When you shop for running shoes, it’s common to hear about pronation support, but what if you’re a supinator? Since less than 5% of runners supinate, the topic is frequently neglected. If you’ve been feeling like the redheaded stepchild when you shop for running shoes, we’re here to help. Here are the basics on what supination is, how it affects your running and how it should impact your running shoe choice.
What Is Supination?
Supination, sometimes called underpronation, means that when you run your foot remains planted on the lateral side (the outside edge) for the duration of time while the shoe is on the ground. In the typical heel-to-toe foot strike transition, the foot supinates prior to ground contact, pronates (rolls inward) after ground contact to absorb much of the impact, and supinates again at toe-off.
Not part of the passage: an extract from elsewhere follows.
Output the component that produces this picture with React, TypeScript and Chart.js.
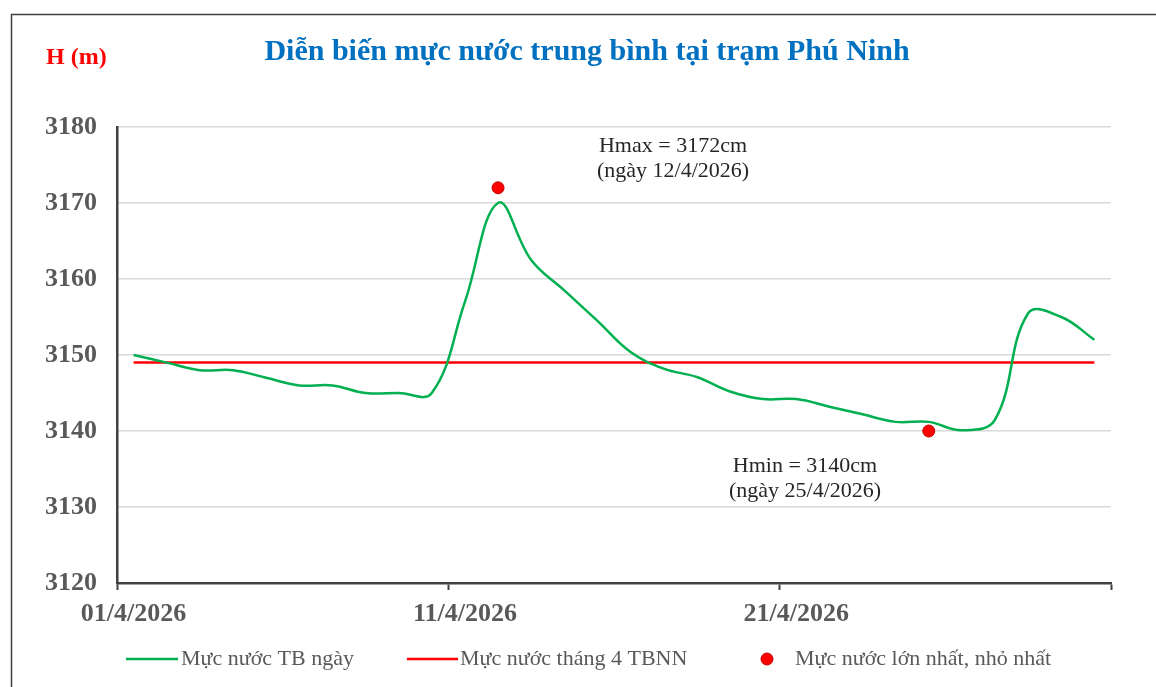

Runners with very high, inflexible arches frequently supinate. To determine if you pronate, take a look at the bottom of a pair of running shoes after you’ve put a few hundred miles on them. If the midfoot of the shoe is worn primarily on the outside edge, then you might be a supinator. We can also help you complete an online gait analysis to determine whether or not you supinate.
How Does Supination Affect My Running?
If you supinate, your feet must absorb a greater impact when you run. While overpronation can lead to a variety of alignment-related injuries in the joints, supination can contribute to an increased risk of impact-related injuries like stress fractures.
How Does Supination Affect Shoe Selection?
While there are plenty o’ running shoe technologies out there to help correct overpronation, there aren’t any to correct supination. A runner who supinates should look for three things when shoe shopping: a neutral shoe, a softer shoe and a curved shoe.
One other factor you may want to consider when shopping for shoes is the placement of outsole rubber. Shoes with a good amount of rubber on the lateral side of the outsole, particularly from the mid-to-forefoot area, will likely be a bit more durable over the long haul, since you’ll be less likely to roll onto the softer foam midsole that can easily be chewed up by pavement and other ground surfaces.